The 24-hour approval pilot addresses a market gap that has proven surprisingly resilient despite decades of formal MSME financing availability. Many borrowers at the microfinance level—particularly those with limited collateral, formal documentation, or credit history—find the documentation and verification requirements of formal systems burdensome even when processing times are reasonable. By streamlining the sub-RM20,000 category, TEKUN Nasional effectively creates a distinct pathway calibrated to the genuine needs and constraints of ultra-small operators who generate much of Malaysia's incremental employment and economic activity.

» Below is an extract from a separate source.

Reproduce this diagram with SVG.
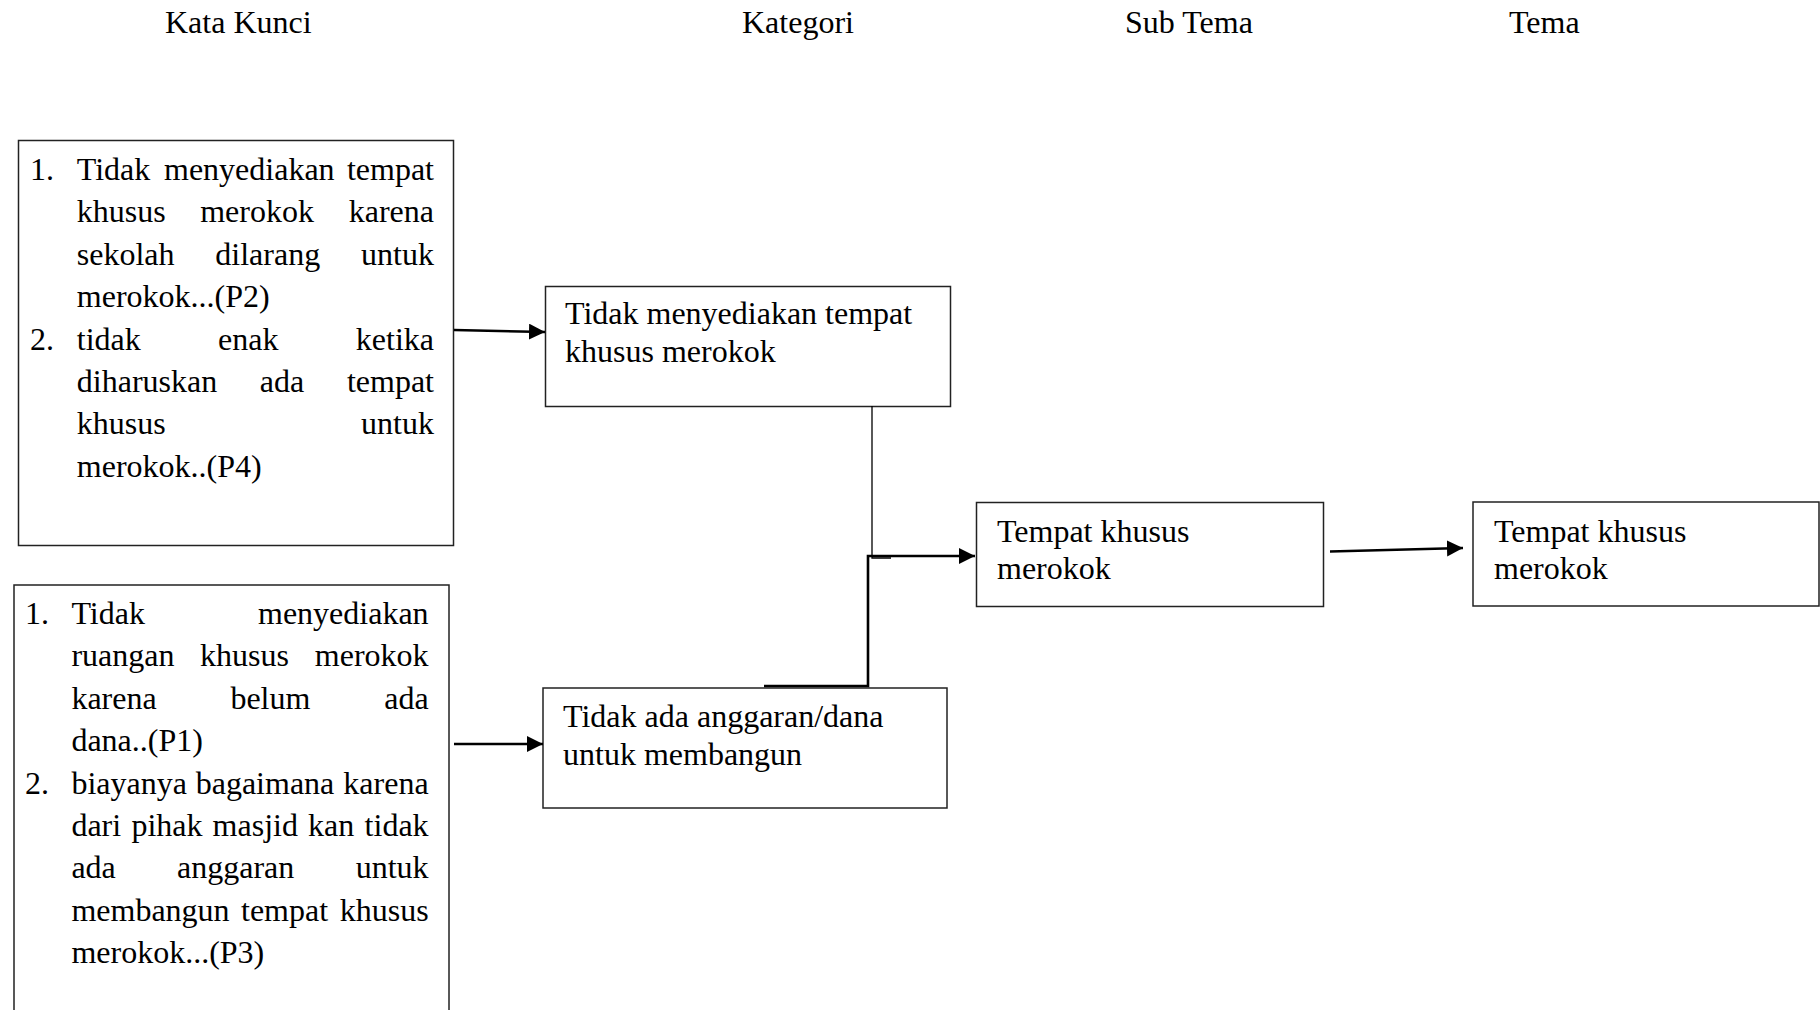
<svg xmlns="http://www.w3.org/2000/svg" width="1820" height="1010" viewBox="0 0 1820 1010">
<defs>
<style>
text{font-family:"Liberation Serif","Times New Roman",serif;font-size:32px;fill:#000}
.box{fill:#fff;stroke:#222;stroke-width:1.5}
.e{text-anchor:end}
.thick{fill:none;stroke:#000;stroke-width:2.6}
.thin{fill:none;stroke:#000;stroke-width:1.3}
</style>
<marker id="ah" markerUnits="userSpaceOnUse" markerWidth="18" markerHeight="18" refX="16" refY="8" orient="auto">
<path d="M0,0 L16,8 L0,16 z" fill="#000"/>
</marker>
</defs>
<rect width="1820" height="1010" fill="#fff"/>

<g id="headers">
<text x="165" y="33">Kata Kunci</text>
<text x="742" y="33">Kategori</text>
<text x="1125" y="33">Sub Tema</text>
<text x="1509" y="33">Tema</text>
</g>

<g id="kata-kunci-1">
<rect class="box" x="18.5" y="140.5" width="435" height="405"/>
<text y="180"><tspan x="30">1.</tspan><tspan x="76.8">Tidak</tspan><tspan x="164">menyediakan</tspan><tspan x="434" class="e">tempat</tspan></text>
<text y="222.4"><tspan x="76.8">khusus</tspan><tspan x="200.2">merokok</tspan><tspan x="434" class="e">karena</tspan></text>
<text y="264.8"><tspan x="76.8">sekolah</tspan><tspan x="215.3">dilarang</tspan><tspan x="434" class="e">untuk</tspan></text>
<text y="307.2"><tspan x="76.8">merokok...(P2)</tspan></text>
<text y="349.6"><tspan x="30">2.</tspan><tspan x="76.8">tidak</tspan><tspan x="218">enak</tspan><tspan x="434" class="e">ketika</tspan></text>
<text y="392"><tspan x="76.8">diharuskan</tspan><tspan x="259.8">ada</tspan><tspan x="434" class="e">tempat</tspan></text>
<text y="434.4"><tspan x="76.8">khusus</tspan><tspan x="434" class="e">untuk</tspan></text>
<text y="476.8"><tspan x="76.8">merokok..(P4)</tspan></text>
</g>

<g id="kata-kunci-2">
<rect class="box" x="14" y="585" width="435" height="450"/>
<text y="624"><tspan x="25">1.</tspan><tspan x="71.4">Tidak</tspan><tspan x="428.6" class="e">menyediakan</tspan></text>
<text y="666.4"><tspan x="71.4">ruangan</tspan><tspan x="200.1">khusus</tspan><tspan x="428.6" class="e">merokok</tspan></text>
<text y="708.8"><tspan x="71.4">karena</tspan><tspan x="230.4">belum</tspan><tspan x="428.6" class="e">ada</tspan></text>
<text y="751.2"><tspan x="71.4">dana..(P1)</tspan></text>
<text y="793.6"><tspan x="25">2.</tspan><tspan x="71.4">biayanya</tspan><tspan x="195.7">bagaimana</tspan><tspan x="428.6" class="e">karena</tspan></text>
<text y="836"><tspan x="71.4">dari</tspan><tspan x="131.4">pihak</tspan><tspan x="212.6">masjid</tspan><tspan x="308">kan</tspan><tspan x="428.6" class="e">tidak</tspan></text>
<text y="878.4"><tspan x="71.4">ada</tspan><tspan x="177">anggaran</tspan><tspan x="428.6" class="e">untuk</tspan></text>
<text y="920.8"><tspan x="71.4">membangun</tspan><tspan x="241">tempat</tspan><tspan x="428.6" class="e">khusus</tspan></text>
<text y="963.2"><tspan x="71.4">merokok...(P3)</tspan></text>
</g>

<g id="kategori-1">
<rect class="box" x="545.5" y="286.5" width="405" height="120"/>
<text x="565" y="324">Tidak menyediakan tempat</text>
<text x="565" y="362">khusus merokok</text>
</g>

<g id="kategori-2">
<rect class="box" x="543" y="688" width="404" height="120"/>
<text x="563" y="727">Tidak ada anggaran/dana</text>
<text x="563" y="765">untuk membangun</text>
</g>

<g id="sub-tema">
<rect class="box" x="976.5" y="502.5" width="347" height="104"/>
<text x="997" y="542">Tempat khusus</text>
<text x="997" y="579">merokok</text>
</g>

<g id="tema">
<rect class="box" x="1473" y="502" width="346" height="104"/>
<text x="1494" y="542">Tempat khusus</text>
<text x="1494" y="579">merokok</text>
</g>

<g id="connectors">
<path class="thick" d="M454,330 L545,332" marker-end="url(#ah)"/>
<path class="thick" d="M454,744 L543,744" marker-end="url(#ah)"/>
<path class="thin" d="M872,406 V558 H891"/>
<path class="thick" d="M764,686 H868 V556 H975" marker-end="url(#ah)"/>
<path class="thick" d="M1330,551.5 L1463,548" marker-end="url(#ah)"/>
</g>
</svg>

The announcement also reflects Minister Sim's broader policy direction, emphasising accessibility and speed alongside financial inclusion. The ceremonial closure of the three-day HPM carnival at Morten Walk provided a platform for demonstrating government commitment to grassroots enterprise development, with attendance from Deputy Minister Datuk Mohamad Alamin and state-level officials reinforcing the multi-tiered governance structure supporting MSME advancement. This visibility matters symbolically and practically, signalling to the entrepreneur community that financing support is treated as a core government function rather than a marginal programme.

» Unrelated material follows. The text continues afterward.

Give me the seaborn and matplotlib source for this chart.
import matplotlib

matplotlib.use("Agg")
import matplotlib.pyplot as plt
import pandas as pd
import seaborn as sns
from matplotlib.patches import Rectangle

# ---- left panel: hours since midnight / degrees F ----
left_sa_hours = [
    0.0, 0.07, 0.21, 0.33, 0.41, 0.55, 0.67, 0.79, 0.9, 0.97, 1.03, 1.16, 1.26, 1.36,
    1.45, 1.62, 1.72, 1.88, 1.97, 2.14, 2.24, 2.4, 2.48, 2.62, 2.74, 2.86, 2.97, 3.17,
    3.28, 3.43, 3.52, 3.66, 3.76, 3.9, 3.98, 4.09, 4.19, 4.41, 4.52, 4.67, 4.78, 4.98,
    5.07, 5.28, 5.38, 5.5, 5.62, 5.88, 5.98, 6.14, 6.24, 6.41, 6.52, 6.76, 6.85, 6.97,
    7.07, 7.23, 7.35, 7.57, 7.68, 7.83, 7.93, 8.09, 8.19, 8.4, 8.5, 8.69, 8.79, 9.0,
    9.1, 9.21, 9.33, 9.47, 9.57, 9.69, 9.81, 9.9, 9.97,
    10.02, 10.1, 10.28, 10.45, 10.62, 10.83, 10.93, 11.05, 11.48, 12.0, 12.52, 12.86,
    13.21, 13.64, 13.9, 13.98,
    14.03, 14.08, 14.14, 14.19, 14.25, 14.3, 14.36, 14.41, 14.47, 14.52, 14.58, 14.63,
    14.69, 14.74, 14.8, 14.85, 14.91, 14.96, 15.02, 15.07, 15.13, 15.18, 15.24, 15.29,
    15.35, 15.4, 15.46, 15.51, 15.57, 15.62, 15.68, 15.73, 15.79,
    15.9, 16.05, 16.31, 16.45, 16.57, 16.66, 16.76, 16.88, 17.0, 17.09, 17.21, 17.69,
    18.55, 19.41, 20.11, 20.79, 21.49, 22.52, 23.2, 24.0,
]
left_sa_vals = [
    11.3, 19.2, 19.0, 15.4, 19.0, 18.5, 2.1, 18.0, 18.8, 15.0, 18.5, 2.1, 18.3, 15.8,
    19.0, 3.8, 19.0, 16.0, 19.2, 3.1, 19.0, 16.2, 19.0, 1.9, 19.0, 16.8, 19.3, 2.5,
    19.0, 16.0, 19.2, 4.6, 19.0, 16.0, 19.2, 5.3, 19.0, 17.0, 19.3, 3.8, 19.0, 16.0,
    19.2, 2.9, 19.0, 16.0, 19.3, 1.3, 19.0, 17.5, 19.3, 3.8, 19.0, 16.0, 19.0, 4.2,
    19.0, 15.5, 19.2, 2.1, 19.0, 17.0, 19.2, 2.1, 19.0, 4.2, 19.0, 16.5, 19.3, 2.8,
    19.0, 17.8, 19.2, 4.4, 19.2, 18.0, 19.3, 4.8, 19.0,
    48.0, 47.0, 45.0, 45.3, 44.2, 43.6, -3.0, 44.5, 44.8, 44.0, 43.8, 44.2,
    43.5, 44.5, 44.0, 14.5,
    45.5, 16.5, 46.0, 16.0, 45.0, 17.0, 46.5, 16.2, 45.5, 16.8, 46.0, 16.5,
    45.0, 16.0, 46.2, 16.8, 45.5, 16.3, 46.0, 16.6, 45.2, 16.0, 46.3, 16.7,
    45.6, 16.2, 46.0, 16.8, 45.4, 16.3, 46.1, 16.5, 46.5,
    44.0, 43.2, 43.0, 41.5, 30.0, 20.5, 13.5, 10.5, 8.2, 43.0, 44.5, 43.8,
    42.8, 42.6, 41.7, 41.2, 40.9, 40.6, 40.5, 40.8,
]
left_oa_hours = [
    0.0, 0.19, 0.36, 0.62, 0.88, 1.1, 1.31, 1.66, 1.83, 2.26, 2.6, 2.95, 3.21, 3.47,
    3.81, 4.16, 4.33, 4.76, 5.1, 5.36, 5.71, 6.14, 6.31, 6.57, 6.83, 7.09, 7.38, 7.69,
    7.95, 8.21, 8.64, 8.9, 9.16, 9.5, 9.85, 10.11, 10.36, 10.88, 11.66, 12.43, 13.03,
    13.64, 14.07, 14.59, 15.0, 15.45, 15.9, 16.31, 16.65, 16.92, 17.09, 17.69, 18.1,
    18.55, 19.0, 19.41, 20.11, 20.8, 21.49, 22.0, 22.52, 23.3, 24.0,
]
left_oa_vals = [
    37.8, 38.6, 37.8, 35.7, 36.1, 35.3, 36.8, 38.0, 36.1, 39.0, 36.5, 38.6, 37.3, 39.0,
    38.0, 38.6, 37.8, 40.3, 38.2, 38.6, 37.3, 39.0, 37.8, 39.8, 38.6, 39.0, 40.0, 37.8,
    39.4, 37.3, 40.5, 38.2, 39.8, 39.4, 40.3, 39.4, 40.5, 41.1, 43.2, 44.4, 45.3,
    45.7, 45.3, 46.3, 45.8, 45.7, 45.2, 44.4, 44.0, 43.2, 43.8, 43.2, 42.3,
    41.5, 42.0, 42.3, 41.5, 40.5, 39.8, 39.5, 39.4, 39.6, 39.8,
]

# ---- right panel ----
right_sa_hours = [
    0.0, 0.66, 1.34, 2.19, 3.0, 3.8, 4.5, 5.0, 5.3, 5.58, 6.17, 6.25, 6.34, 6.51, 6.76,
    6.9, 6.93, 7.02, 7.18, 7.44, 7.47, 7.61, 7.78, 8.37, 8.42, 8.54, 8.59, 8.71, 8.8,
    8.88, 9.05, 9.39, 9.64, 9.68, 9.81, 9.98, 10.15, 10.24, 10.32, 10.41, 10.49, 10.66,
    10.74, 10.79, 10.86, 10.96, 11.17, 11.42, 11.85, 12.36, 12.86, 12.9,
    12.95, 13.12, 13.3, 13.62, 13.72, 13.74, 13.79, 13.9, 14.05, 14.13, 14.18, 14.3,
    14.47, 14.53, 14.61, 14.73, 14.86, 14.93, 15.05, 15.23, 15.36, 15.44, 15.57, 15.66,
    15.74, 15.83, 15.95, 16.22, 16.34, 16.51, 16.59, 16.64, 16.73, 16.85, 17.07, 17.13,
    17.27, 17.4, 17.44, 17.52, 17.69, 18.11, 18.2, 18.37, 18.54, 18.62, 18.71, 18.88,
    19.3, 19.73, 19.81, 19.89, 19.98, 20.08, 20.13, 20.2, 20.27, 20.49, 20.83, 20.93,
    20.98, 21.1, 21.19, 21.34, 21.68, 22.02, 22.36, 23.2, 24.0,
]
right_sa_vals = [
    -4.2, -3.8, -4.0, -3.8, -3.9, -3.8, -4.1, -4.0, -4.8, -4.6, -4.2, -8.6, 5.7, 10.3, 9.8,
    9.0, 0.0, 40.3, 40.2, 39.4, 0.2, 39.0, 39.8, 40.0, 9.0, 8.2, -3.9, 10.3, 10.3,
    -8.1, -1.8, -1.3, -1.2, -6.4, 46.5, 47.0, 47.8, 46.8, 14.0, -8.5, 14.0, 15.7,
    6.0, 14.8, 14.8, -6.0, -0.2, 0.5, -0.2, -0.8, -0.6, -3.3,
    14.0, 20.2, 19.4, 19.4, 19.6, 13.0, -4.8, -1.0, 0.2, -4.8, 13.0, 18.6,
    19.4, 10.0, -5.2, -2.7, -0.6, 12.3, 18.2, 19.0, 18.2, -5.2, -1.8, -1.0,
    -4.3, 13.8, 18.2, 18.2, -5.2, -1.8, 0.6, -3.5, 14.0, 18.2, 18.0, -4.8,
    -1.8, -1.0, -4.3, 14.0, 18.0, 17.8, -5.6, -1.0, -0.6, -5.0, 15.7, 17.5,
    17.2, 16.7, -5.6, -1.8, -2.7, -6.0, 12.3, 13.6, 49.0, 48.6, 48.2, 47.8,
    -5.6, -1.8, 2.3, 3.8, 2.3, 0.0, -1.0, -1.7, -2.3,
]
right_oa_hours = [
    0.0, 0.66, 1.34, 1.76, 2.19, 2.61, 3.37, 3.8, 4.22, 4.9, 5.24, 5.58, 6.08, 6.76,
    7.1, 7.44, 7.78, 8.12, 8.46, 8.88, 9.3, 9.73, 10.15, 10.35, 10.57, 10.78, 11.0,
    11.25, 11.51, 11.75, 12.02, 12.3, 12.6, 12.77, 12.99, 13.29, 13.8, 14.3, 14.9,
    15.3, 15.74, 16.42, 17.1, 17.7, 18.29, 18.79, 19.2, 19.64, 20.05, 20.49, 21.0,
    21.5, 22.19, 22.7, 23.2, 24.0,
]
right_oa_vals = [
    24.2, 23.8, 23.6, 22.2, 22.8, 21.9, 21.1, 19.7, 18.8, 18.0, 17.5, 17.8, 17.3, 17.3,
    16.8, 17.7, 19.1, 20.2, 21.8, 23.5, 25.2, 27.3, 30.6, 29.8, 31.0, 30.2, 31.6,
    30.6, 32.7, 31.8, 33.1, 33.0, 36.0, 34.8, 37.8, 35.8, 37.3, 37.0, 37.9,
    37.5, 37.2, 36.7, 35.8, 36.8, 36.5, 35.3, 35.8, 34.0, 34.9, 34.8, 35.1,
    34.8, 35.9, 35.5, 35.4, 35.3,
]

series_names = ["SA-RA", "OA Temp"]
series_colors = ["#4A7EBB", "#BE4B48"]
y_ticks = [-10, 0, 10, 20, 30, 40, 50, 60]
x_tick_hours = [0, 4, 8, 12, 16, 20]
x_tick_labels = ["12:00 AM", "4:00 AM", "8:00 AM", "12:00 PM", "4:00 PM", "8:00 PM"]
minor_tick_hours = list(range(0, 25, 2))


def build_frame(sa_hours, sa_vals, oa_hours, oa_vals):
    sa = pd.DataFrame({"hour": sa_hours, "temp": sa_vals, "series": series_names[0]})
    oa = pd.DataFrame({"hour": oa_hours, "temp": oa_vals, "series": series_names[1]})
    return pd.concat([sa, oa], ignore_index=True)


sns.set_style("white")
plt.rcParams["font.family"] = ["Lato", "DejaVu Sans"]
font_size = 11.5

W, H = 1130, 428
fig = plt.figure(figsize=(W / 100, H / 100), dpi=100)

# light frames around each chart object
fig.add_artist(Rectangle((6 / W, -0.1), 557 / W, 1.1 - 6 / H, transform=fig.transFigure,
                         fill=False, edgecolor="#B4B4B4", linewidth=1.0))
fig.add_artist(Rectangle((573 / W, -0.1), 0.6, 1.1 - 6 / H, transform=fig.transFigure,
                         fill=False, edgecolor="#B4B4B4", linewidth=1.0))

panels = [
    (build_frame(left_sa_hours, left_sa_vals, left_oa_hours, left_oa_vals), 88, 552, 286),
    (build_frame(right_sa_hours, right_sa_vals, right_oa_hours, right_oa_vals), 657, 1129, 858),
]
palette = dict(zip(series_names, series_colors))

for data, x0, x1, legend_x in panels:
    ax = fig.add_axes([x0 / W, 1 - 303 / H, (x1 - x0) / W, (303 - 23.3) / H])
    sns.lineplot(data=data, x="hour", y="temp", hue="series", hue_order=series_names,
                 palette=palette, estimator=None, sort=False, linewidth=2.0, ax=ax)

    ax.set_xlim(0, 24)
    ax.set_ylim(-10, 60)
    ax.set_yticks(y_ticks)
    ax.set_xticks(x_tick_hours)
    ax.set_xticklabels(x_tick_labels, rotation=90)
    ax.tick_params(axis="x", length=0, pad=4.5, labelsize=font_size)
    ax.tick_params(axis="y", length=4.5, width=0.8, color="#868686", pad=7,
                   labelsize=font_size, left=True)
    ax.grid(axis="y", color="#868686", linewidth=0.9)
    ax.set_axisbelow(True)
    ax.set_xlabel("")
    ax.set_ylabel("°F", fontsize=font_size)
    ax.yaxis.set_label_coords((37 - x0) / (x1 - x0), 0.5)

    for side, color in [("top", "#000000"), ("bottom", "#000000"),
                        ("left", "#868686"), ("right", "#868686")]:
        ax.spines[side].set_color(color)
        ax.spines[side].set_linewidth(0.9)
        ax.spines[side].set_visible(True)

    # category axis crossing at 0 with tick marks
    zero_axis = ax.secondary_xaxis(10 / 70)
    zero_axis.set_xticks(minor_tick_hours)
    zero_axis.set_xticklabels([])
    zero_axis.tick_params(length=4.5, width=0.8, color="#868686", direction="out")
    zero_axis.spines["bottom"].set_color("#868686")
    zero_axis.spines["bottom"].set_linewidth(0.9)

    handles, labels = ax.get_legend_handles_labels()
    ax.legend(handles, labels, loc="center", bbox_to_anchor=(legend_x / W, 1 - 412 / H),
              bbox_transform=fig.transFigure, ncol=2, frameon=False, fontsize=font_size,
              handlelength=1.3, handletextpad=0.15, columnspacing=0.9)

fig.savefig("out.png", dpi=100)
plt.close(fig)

For Malaysian entrepreneurs, particularly those in the hawker, retail, and service sectors operating below RM500,000 annual turnover, the accelerated financing pathway represents tangible relief from working capital constraints. During seasonal peaks, business growth spurts, or inventory replenishment cycles, the difference between 24-hour and seven-day approvals can determine whether an opportunity is captured or lost. The digital portal compounds these benefits by enabling entrepreneurs to research options, prepare documentation, and lodge applications without requiring multiple physical visits to government offices—a meaningful efficiency gain for time-constrained business operators.
Regionally, Malaysia's push for rapid MSME financing aligns with broader Southeast Asian trends toward digital financial inclusion and government-backed lending acceleration. Neighbouring countries including Indonesia and the Philippines have implemented similar rapid-approval programmes, creating an emerging regional standard for microfinance service delivery. Malaysia's structured approach through TEKUN Nasional, combined with digital innovation and integrated banking partnerships, positions the nation competitively within this evolving landscape of SME financial infrastructure development.